A verdict was taken for the plaintiffs, for one dollar damages. The defendant moved that the verdict be set aside, and that a nonsuit be entered, for the reason that, the suit should have been brought by the administrator of the estate which descended to the heirs, and not by the plaintiffs: and he also moved the court to limit the costs.

Emery, for the plaintiffs.

Hackett, & Cutts, for the defendant.

Gilchrist, J.

In the case of Pickering vs. Pickering & a., Rockingham, December term, 1840, 11 N. H. Rep. 141, it was settled that the tax, for the non-payment of which the defendant sold the chaise in question, was illegally assessed. And the only question now made by the defendant is, whether the suit should not have been brought by the administrator of the estate, of which the chaise was a part, instead of the plaintiffs. The estate once owned a chaise, rvhich was disposed of, together with some money of the estate, and the chaise in question purchased. Suppose the administrator might pursue the chaise, in the hands of the vendee, on the ground that the property could not be changed by any act of the heirs. This position is inconsistent with the present one; because the more clearly it appears that the property is not changed by the act of the heirs, the more certain it is that the administrator has no right of action in this case. The heirs may have made themselves liable to a penalty for alienating the property of the deceased, but it does not necessarily follow from that, that the administrator has a right of action on account of the property which they procured in exchange.

It would seem that by the single act of selling the chaise, the plaintiffs did not become executors de son tort. In the case of Mountford, Adr., vs. Gibson, 4 East 441, it was held that a creditor of the intestate, who had received the goods of the intestate from his widow in payment of a debt, was liable for them in trover to his administrator, and that the single act of the delivery of the goods did not make her an executrix de son tort. The delivery of the goods vested no title in the defendant. And it is said by Lord Ellenborough, that when it is laid down generally, that payments made in the due course of administration by one who is an executor de son tort, are good, that must be understood of cases where such payments were made by one who is proved to have been acting at the time in the character of executor de son tort, and not of a mere solitary act of wrong in the very instance complained of, by one taking upon himself to hand over the goods of an intestate to a creditor.

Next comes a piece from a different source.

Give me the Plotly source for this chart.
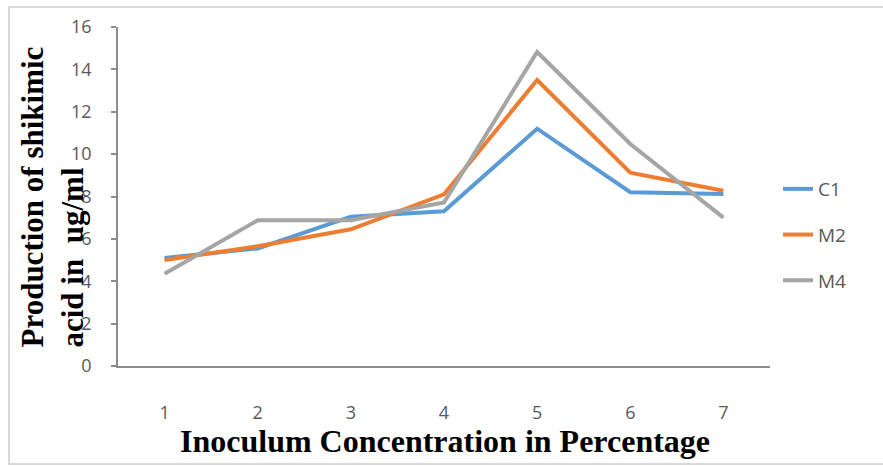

The sale of the chaise by the plaintiffs was not an act done in the due course of administration; but, so far as the estate was concerned, a mere gratuitous interference. It would not, therefore, be a valid act, even if the act itself made them executors de son tort, and even if the statute which provides that if any person shall unlawfully alienate the estate of a deceased person, he shall be chargeable as executor in his own wrong to double the value of the estate so alienated, may be construed as giving such person any of the privileges, as well as subjecting him to the liabilities of such an executor. N. H. Laws 335, (Ed. of 1830.) It is said by the court, in Giles vs. Churchill, 5 N. H. Rep. 341, that they are inclined to think that an executor de son tort, cannot, by a sale of the goods of the deceased, give any title to the purchaser, as against a rightful administrator. Perhaps this position should be received with some limitations. The case did not require the settlement of that question. But the plaintiffs are certainly in no better position than if they were, strictly speaking, executors de son tort, and such an executor could not convey a title where the act was not in the due course of administration.

If, then, the administrator had chosen to bring an action of trover against the vendee of the chaise, he might have maintained it. Whether, under the circumstances of this case, he could have ratified the sale so as to vest the property in himself, for the benefit of the estate, is a question which need not be settled here; for there is no evidence of any direction on his part to the plaintiffs to sell the chaise, as was the case in Giles vs. Churchill, or of any assent by him since the sale. In the absence of any evidence on this point, the defendant shows no reason why the suit should be brought by the administrator. If the property has not passed, then the chaise does not belong to the estate. It certainly is in the plaintiffs, as against the vendee, and against all other persons, until some one who has a right to interfere elects to avoid the sale, if he may lawfully so do.

But there is, also, another answer to the defendant’s position. As the tax was illegally assessed, the act of the defendant, in taking property out of the possession of the plaintiffs, for non-payment of the tax, was wrongful. As against him, the possession of the plaintiffs was a sufficient title; and as he has shown no right to interfere, they are not bound to go beyond the evidence of title which their possession furnishes. Possession of a chattel is sufficient, upon all the authorities, against a wrong doer. We think, however, that the costs of the plaintiffs should be limited to a sum not exceeding the amount of costs recoverable before a justice of the peace. In such a suit they might have recovered a full satisfaction for all the damages they have sustained. The chaise was kept from their possession but a day or two; and there is some evidence from which it may be inferred that the chaise was purchased for the benefit of all the owners, as it immediately went back into their possession. It is not suggested that the defendant was guilty of any wanton abuse of his official power. If the plaintiffs voluntarily took measures to have the property restored to them, there is no reason why they should recover damages for any thing more than they have suffered, which is the detention of the chaise: and there is no reason for saying that the sum of ⅜| 13.33, which they might, perhaps, have recovered in a suit before a justice, would not have been a very large compensation for such detention. It appears that the defendant has paid three of the owners the sum of twenty dollars, as compensation for the damages they had sustained. That, however, was a voluntary payment, and probably the result of a compromise, and cannot affect the amount which the plaintiffs had a reasonable expectation of recovering in this suit. And we think that, in the words of the statute, Latos 509, (Ed. of 1830,) the amount we have ordered is “just and reasonable, all circumstances duly considered” — as the statute empowers the court to interfere where the plaintiff has no reasonable expectation of recovering more than thirteen dollars and thirty-three cents. We, therefore, order that there be

Judgment on the verdict, and that the costs be limited' to those recoverable before a justice.